MATERIAL PROVIDED:

------------------------------------

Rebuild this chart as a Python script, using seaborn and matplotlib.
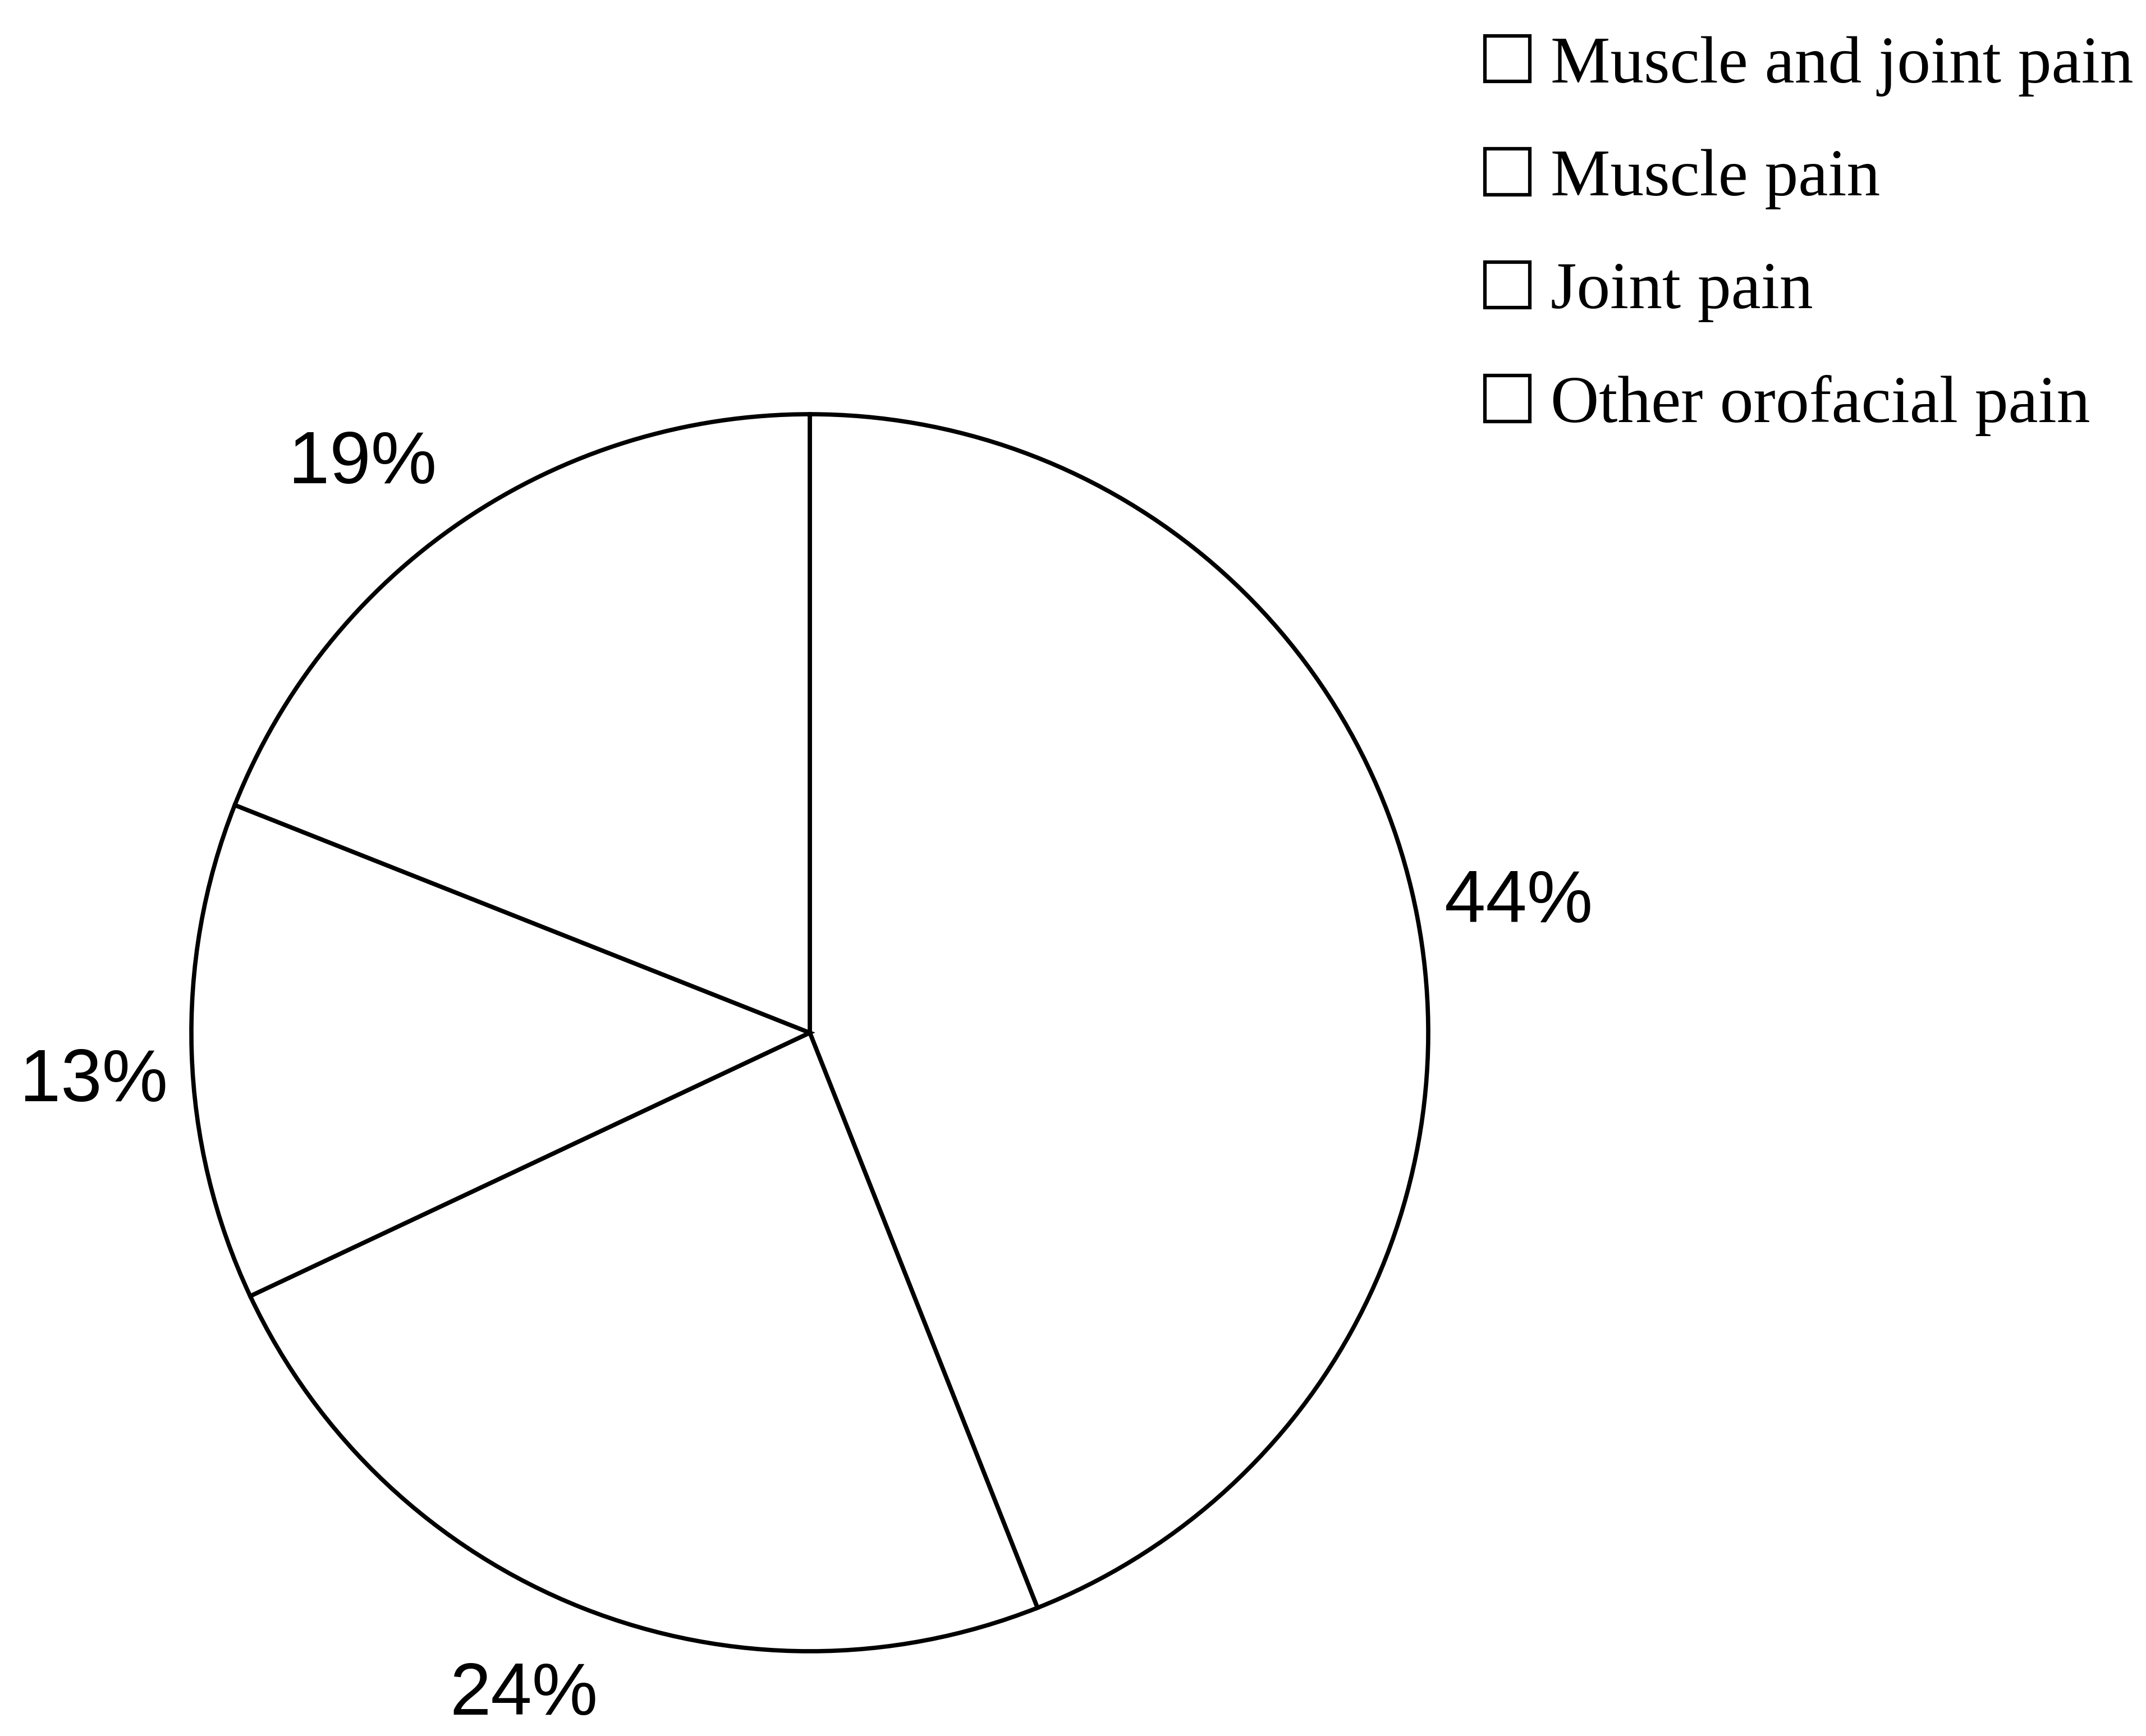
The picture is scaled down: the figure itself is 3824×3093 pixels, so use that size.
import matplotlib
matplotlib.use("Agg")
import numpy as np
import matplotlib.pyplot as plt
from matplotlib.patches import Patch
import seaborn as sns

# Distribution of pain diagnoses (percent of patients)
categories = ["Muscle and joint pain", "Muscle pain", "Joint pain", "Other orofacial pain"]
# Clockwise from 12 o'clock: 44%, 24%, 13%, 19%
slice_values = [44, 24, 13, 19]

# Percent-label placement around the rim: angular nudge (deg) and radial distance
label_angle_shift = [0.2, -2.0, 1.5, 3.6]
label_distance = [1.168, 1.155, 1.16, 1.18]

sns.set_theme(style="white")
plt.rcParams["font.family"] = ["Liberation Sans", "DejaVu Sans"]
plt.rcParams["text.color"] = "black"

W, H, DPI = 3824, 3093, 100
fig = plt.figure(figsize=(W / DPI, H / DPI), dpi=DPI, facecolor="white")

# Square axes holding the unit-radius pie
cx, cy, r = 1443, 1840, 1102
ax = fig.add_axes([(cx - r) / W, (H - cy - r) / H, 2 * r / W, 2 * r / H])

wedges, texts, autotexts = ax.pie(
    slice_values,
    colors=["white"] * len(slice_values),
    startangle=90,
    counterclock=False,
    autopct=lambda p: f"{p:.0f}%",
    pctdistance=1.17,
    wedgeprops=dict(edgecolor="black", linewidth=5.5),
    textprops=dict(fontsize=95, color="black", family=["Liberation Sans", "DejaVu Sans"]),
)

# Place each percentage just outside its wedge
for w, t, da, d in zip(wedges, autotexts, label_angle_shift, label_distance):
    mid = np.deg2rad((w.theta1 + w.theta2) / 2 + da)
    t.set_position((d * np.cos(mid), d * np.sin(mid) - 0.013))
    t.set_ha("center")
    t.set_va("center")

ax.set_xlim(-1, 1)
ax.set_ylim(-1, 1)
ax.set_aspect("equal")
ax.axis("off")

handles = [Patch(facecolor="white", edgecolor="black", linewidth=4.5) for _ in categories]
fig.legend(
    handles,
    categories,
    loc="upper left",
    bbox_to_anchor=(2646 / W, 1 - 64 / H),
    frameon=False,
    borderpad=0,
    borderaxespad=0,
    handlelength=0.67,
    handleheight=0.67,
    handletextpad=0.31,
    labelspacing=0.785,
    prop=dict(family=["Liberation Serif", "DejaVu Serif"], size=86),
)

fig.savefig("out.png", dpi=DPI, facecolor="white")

------------------------------------

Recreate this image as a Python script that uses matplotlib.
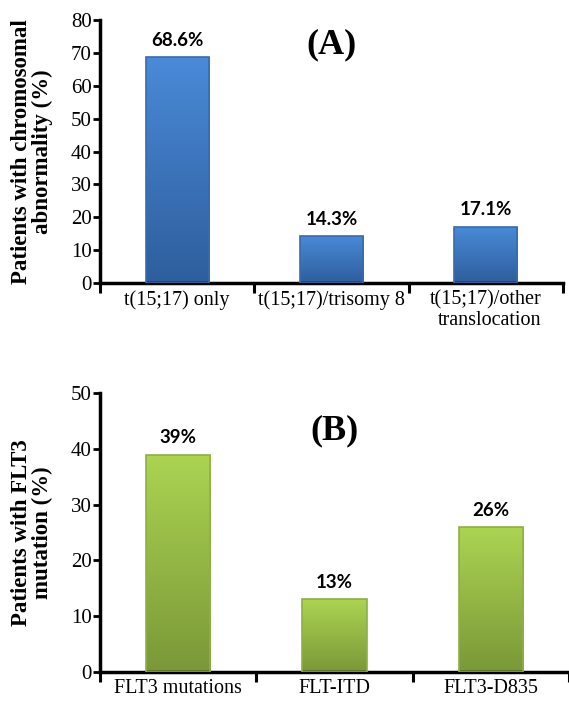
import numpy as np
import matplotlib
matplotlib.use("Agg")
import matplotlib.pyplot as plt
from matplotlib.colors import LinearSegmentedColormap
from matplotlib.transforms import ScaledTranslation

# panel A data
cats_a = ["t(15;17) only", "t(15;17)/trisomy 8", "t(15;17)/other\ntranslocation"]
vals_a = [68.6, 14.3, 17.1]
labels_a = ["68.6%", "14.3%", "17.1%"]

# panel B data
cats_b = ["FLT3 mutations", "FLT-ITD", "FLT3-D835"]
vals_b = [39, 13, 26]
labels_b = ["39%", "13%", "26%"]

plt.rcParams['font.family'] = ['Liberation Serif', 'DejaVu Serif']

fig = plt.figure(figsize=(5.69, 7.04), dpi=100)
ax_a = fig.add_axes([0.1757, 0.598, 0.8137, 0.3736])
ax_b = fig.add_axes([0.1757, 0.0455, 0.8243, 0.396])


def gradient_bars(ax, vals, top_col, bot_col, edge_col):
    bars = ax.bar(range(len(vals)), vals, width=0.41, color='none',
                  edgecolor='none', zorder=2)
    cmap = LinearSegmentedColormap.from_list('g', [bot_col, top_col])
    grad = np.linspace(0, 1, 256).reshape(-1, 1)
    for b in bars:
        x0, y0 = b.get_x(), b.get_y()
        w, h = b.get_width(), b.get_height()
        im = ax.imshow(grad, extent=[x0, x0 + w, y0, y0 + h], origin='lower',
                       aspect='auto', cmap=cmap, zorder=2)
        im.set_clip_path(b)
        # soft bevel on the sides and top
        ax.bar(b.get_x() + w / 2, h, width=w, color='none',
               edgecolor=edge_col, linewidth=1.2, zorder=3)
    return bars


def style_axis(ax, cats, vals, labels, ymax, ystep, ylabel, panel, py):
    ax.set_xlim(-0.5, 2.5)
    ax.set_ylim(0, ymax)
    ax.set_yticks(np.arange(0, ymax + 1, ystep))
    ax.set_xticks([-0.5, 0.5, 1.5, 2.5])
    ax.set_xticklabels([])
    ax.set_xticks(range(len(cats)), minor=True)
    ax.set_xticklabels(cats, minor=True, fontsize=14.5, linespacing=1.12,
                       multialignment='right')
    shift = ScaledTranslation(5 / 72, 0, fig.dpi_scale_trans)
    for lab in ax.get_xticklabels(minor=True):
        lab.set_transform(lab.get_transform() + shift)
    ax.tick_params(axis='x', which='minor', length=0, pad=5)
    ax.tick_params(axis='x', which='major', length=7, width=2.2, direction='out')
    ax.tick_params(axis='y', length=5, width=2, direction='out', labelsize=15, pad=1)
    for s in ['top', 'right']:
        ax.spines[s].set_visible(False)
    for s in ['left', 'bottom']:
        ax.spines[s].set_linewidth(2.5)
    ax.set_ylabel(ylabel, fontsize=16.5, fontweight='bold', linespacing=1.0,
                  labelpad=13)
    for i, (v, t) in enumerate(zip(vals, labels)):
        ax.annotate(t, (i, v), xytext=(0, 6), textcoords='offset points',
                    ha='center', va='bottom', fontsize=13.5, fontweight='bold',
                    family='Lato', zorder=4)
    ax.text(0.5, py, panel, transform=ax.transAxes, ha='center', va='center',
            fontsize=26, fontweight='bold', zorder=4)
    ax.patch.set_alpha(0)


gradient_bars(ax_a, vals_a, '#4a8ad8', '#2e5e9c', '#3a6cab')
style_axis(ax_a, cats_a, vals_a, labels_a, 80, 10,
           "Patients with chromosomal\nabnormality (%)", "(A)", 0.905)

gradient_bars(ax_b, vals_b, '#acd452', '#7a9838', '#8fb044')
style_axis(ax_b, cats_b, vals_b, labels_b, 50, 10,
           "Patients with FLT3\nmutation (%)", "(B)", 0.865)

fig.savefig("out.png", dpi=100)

------------------------------------

SET PROBLEM: Using the entries above, write out exactly the lines from the one with "Recreate this image" through the one with "from matplotlib.transforms import", ends included. Leave out any pictures.

SOLUTION TO THIS PROBLEM:
Recreate this image as a Python script that uses matplotlib.
import numpy as np
import matplotlib
matplotlib.use("Agg")
import matplotlib.pyplot as plt
from matplotlib.colors import LinearSegmentedColormap
from matplotlib.transforms import ScaledTranslation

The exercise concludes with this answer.